As if a faltering media industry and rising risks to endangered journalists as NATO reduces its forces in 2014 aren’t bad enough, add in a president pandering to religious conservatives in a pre-presidential election run-up. Reporting from Kabul, Reuters said Wednesday:  

Afghan President Hamid Karzai has agreed with a call from the country’s conservative religious council for a crackdown on television stations, calling some of their programs “immoral and un-Islamic,” officials said on Tuesday.

Reuters goes on to note that the announcement “may alarm some of Afghanistan’s international backers, who have invested heavily through 12 years of war in promoting liberal values and freedom of expression.”

Maybe. Or maybe not. Over the years, international backers have become accustomed to seeing proposals for restrictions on Afghanistan’s media bubble up. We have written to President Karzai several times (such as here, here, here, and here) to express our concerns.

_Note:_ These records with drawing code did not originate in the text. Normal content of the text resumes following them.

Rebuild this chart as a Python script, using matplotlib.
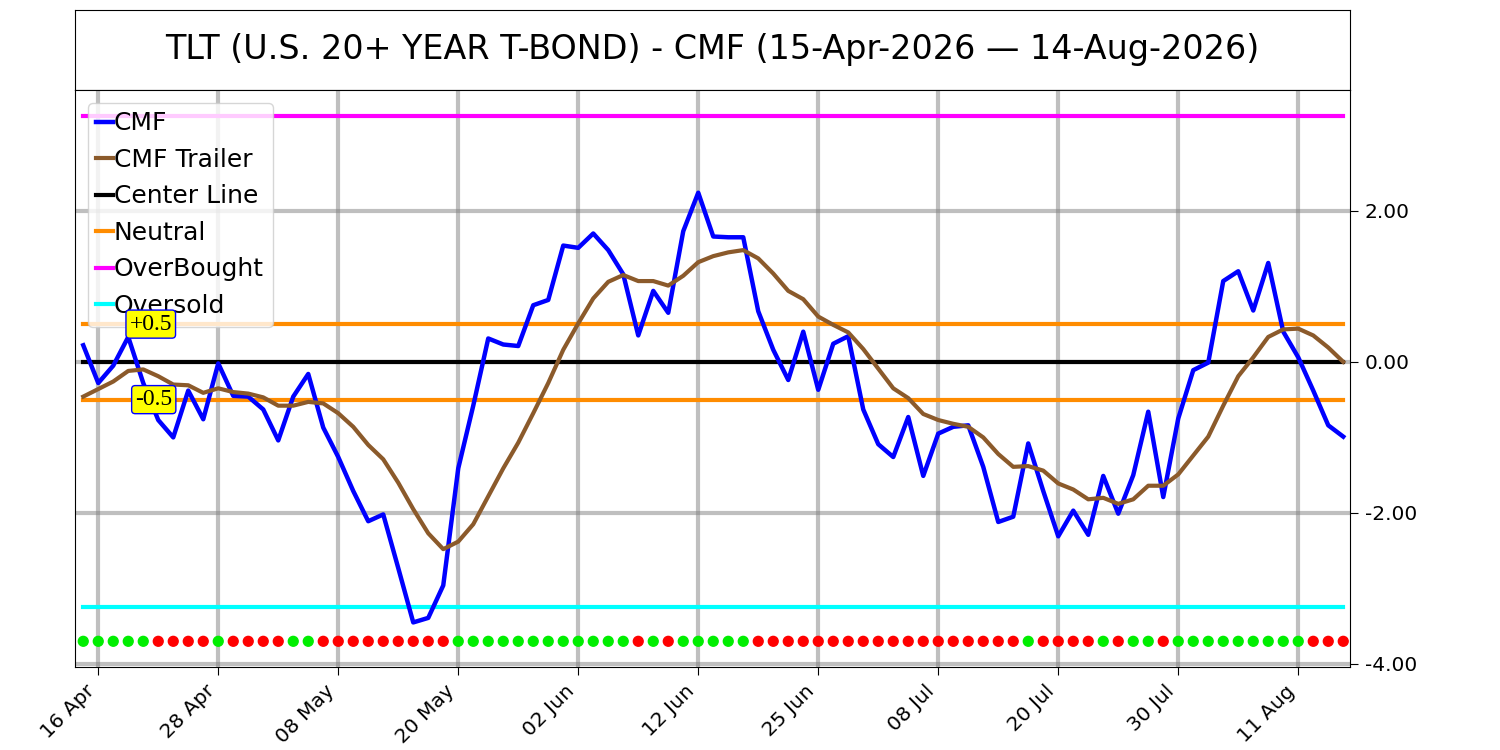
import numpy as np
import pandas as pd
import matplotlib
matplotlib.use('Agg')
from matplotlib import pyplot as plt

# Trading days 15-Apr-2026 .. 14-Aug-2026 (US market holidays removed)
holidays = ['2026-05-25', '2026-06-19', '2026-07-03']
dates = pd.bdate_range('2026-04-15', '2026-08-14', freq='C', holidays=holidays)

cmf = [0.22, -0.28, -0.05, 0.33, -0.28, -0.77, -1.00, -0.38, -0.76, -0.02,
       -0.45, -0.46, -0.63, -1.04, -0.46, -0.16, -0.87, -1.26, -1.71, -2.11,
       -2.02, -2.73, -3.45, -3.39, -2.96, -1.41, -0.58, 0.31, 0.23, 0.21,
       0.75, 0.82, 1.54, 1.51, 1.70, 1.48, 1.16, 0.35, 0.94, 0.65,
       1.73, 2.24, 1.66, 1.65, 1.65, 0.67, 0.16, -0.24, 0.40, -0.37,
       0.24, 0.34, -0.63, -1.09, -1.26, -0.73, -1.51, -0.95, -0.86, -0.84,
       -1.39, -2.12, -2.05, -1.08, -1.71, -2.31, -1.97, -2.29, -1.51, -2.01,
       -1.50, -0.66, -1.79, -0.75, -0.11, -0.01, 1.07, 1.20, 0.68, 1.31,
       0.40, 0.06, -0.38, -0.84, -0.99]

cmf_trailer = [-0.46, -0.36, -0.26, -0.12, -0.10, -0.19, -0.30, -0.31, -0.41, -0.35,
               -0.40, -0.42, -0.47, -0.58, -0.58, -0.53, -0.55, -0.68, -0.86, -1.10,
               -1.29, -1.60, -1.95, -2.27, -2.48, -2.38, -2.15, -1.78, -1.41, -1.07,
               -0.68, -0.28, 0.16, 0.51, 0.84, 1.06, 1.15, 1.07, 1.07, 1.01,
               1.14, 1.32, 1.40, 1.45, 1.48, 1.37, 1.17, 0.94, 0.83, 0.60,
               0.49, 0.39, 0.17, -0.09, -0.35, -0.48, -0.69, -0.77, -0.82, -0.86,
               -1.00, -1.22, -1.39, -1.38, -1.44, -1.61, -1.69, -1.82, -1.80, -1.88,
               -1.82, -1.64, -1.64, -1.49, -1.24, -0.99, -0.58, -0.19, 0.06, 0.33,
               0.43, 0.44, 0.35, 0.19, 0.00]

# g = green dot, r = red dot along the bottom
signal = ('ggggg' 'rrrr' 'g' 'rrrr' 'gg' 'rrrrrr' 'rrr' 'gggggggggggg' 'r' 'g' 'r'
          'ggggg' 'rrrrrrrrrrrrrrrrrr' 'g' 'rrrr' 'g' 'r' 'gg' 'r' 'ggggggggg' 'rrr')

center_level = 0.0
neutral_level = 0.5
overbought_level = 3.25
oversold_level = -3.25
dot_level = -3.7

title = 'TLT (U.S. 20+ YEAR T-BOND) - CMF (15-Apr-2026 \u2014 14-Aug-2026)'

x = np.arange(len(dates))
n = len(x)

fig = plt.figure(figsize=(15, 7.5), dpi=100)

# title box on top
tax = fig.add_axes([0.05, 0.88, 0.85, 0.1067])
tax.set_xticks([])
tax.set_yticks([])
tax.text(0.5, 0.5, title, ha='center', va='center', fontsize=24,
         transform=tax.transAxes)

ax = fig.add_axes([0.05, 0.1107, 0.85, 0.7693])
ax.grid(True, color='gray', alpha=0.5, linewidth=3)
ax.set_axisbelow(True)

ax.plot(x, cmf, color='blue', linewidth=3.2, label='CMF', zorder=4)
ax.plot(x, cmf_trailer, color='#8B5A2B', linewidth=3, label='CMF Trailer', zorder=4)
ax.plot(x, [center_level] * n, color='black', linewidth=3, label='Center Line', zorder=3)
ax.plot(x, [neutral_level] * n, color='darkorange', linewidth=3, label='Neutral', zorder=3)
ax.plot(x, [-neutral_level] * n, color='darkorange', linewidth=3, zorder=3)
ax.plot(x, [overbought_level] * n, color='magenta', linewidth=3, label='OverBought', zorder=3)
ax.plot(x, [oversold_level] * n, color='cyan', linewidth=3, label='Oversold', zorder=3)

dot_colors = ['#00ee00' if s == 'g' else 'red' for s in signal]
ax.scatter(x, [dot_level] * n, c=dot_colors, s=50, zorder=5)

box = dict(boxstyle='round,pad=0.15,rounding_size=0.15', facecolor='yellow', edgecolor='blue')
ax.text(4.5, neutral_level, '+0.5', ha='center', va='center', fontsize=17,
        family='Liberation Serif', bbox=box, zorder=10)
ax.text(4.7, -neutral_level, '-0.5', ha='center', va='center', fontsize=17,
        family='Liberation Serif', bbox=box, zorder=10)

ax.set_xlim(-0.55, n - 0.55)
ax.set_ylim(-4.04, 3.6)

ticks = x[1::8]
ax.set_xticks(ticks)
ax.set_xticklabels([dates[i].strftime('%d %b') for i in ticks],
                   rotation=45, ha='right', fontsize=14.5)
ax.yaxis.tick_right()
ax.set_yticks([-4, -2, 0, 2])
ax.set_yticklabels(['%.2f' % v for v in [-4, -2, 0, 2]], fontsize=14.5)
ax.tick_params(length=6, pad=4.5)

leg = ax.legend(loc='upper left', fontsize=18, handlelength=0.65,
                handletextpad=0.05, borderpad=0.35, labelspacing=0.5)
leg.set_zorder(8)

fig.savefig('out.png', dpi=100)
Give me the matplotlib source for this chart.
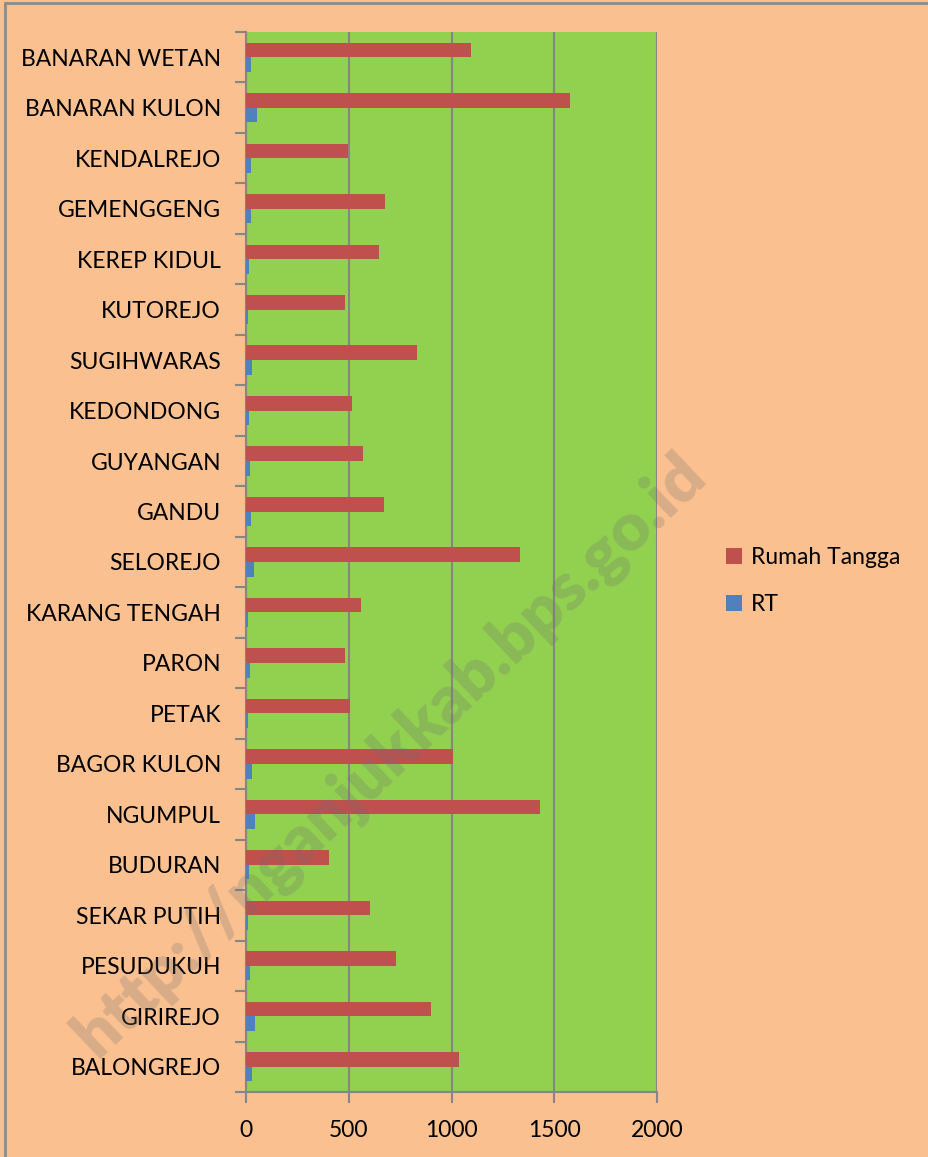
import matplotlib
matplotlib.use('Agg')
import matplotlib.pyplot as plt
from matplotlib.patches import Rectangle
import numpy as np

plt.rcParams['font.family'] = ['Lato', 'DejaVu Sans']

# desa, dari bawah ke atas
desa = ['BALONGREJO', 'GIRIREJO', 'PESUDUKUH', 'SEKAR PUTIH', 'BUDURAN',
        'NGUMPUL', 'BAGOR KULON', 'PETAK', 'PARON', 'KARANG TENGAH',
        'SELOREJO', 'GANDU', 'GUYANGAN', 'KEDONDONG', 'SUGIHWARAS',
        'KUTOREJO', 'KEREP KIDUL', 'GEMENGGENG', 'KENDALREJO',
        'BANARAN KULON', 'BANARAN WETAN']
rumah_tangga = [1035, 899, 729, 602, 402, 1431, 1007, 506, 481, 561,
                1333, 670, 567, 517, 832, 482, 647, 676, 498, 1578, 1097]
rt = [31, 44, 20, 8, 13, 45, 27, 8, 19, 8,
      39, 24, 18, 15, 29, 11, 13, 23, 24, 52, 23]
x_ticks = [0, 500, 1000, 1500, 2000]

BG = '#FAC090'
GREEN = '#92D050'
RED = '#C0504D'
BLUE = '#4F81BD'
GRID = '#868686'
FS = 16.5

fig = plt.figure(figsize=(9.29, 11.57), dpi=100, facecolor=BG)
ax = fig.add_axes([246 / 929, 1 - 1092 / 1157, 411 / 929, 1060 / 1157])
ax.set_facecolor(GREEN)

y = np.arange(len(desa))
h = 0.29
ax.barh(y + h / 2, rumah_tangga, height=h, color=RED, label='Rumah Tangga', zorder=3)
ax.barh(y - h / 2, rt, height=h, color=BLUE, label='RT', zorder=3)

ax.set_xlim(0, 2000)
ax.set_ylim(-0.5, len(desa) - 0.5)
ax.set_xticks(x_ticks)
ax.set_xticklabels([str(v) for v in x_ticks], fontsize=FS)
ax.xaxis.grid(True, color=GRID, linewidth=1.5, zorder=1)

# label desa di tengah, tick di batas kategori
ax.set_yticks(y)
ax.set_yticklabels(desa, fontsize=FS)
ax.tick_params(axis='y', which='major', length=0, pad=18)
ax.set_yticks(np.arange(-0.5, len(desa), 1), minor=True)
ax.tick_params(axis='y', which='minor', length=8, width=1.5, color=GRID)
ax.tick_params(axis='x', length=8, width=1.5, color=GRID, pad=12)

for s in ['top', 'right']:
    ax.spines[s].set_visible(False)
ax.spines['left'].set_color(GRID)
ax.spines['left'].set_linewidth(1.5)
ax.spines['bottom'].set_color(GRID)
ax.spines['bottom'].set_linewidth(1.5)

leg = ax.legend(loc='center left', bbox_to_anchor=(1.145, 0.482), frameon=False,
                fontsize=FS, handlelength=0.7, handleheight=0.7,
                handletextpad=0.4, labelspacing=1.15, borderaxespad=0)

# watermark
fig.text(390 / 929, 1 - 755 / 1157, 'http://nganjukkab.bps.go.id',
         fontsize=48, fontweight='heavy', rotation=43.5, color='#6f6f6f',
         alpha=0.25, ha='center', va='center', zorder=10)

# bingkai
fig.patches.append(Rectangle((5 / 929, -0.1), 1.2, 1 - 3 / 1157 + 0.1,
                             transform=fig.transFigure, fill=False,
                             edgecolor='#8c8c8c', linewidth=2))

fig.savefig('out.png', dpi=100, facecolor=BG)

But, as human rights activist Ahmad Nader Nadery, now at the Free and Fair Election Foundation of Afghanistan, pointed out to me when I was in Kabul,

The government’s attitude toward media has been mixed and inconsistent. Its response seems to be driven more by individuals than by a broad or coherent policy. There has been no systematic attempt to restrict media, but individuals within the government working on their own group’s political agendas have made attempts.

It’s probably wise to view this most recent Karzai announcement in that light. While he will most likely step aside after the 2014 elections, he will be positioning a yet-to-be-announced candidate to be his successor. Playing to the vast voting bloc of religiously conservative Afghans, calling for a restrained media does Karzai little electoral damage, and is another way to distance himself from the foreign forces in Afghanistan, a tactic he has increasingly been using.

But what next? Wednesday’s announcement criticizes “immoral and un-Islamic” programming but stops short of accusing broadcasters of “promoting prostitution,” as the Ulema council of clerics did in their meeting with Karzai on April 19. It was that meeting that led to Wednesday’s announcement.

There was no mention of stifling the still-vibrant news environment, though there have been government attempts in the past. But a lot of the programming that would fall under the “immoral and un-Islamic” classification is actually a main revenue stream for broadcasters and helps support their news programming. And that will have an impact. With ad revenues thin and international donors drawing down, add one more worry to the list facing Afghan media.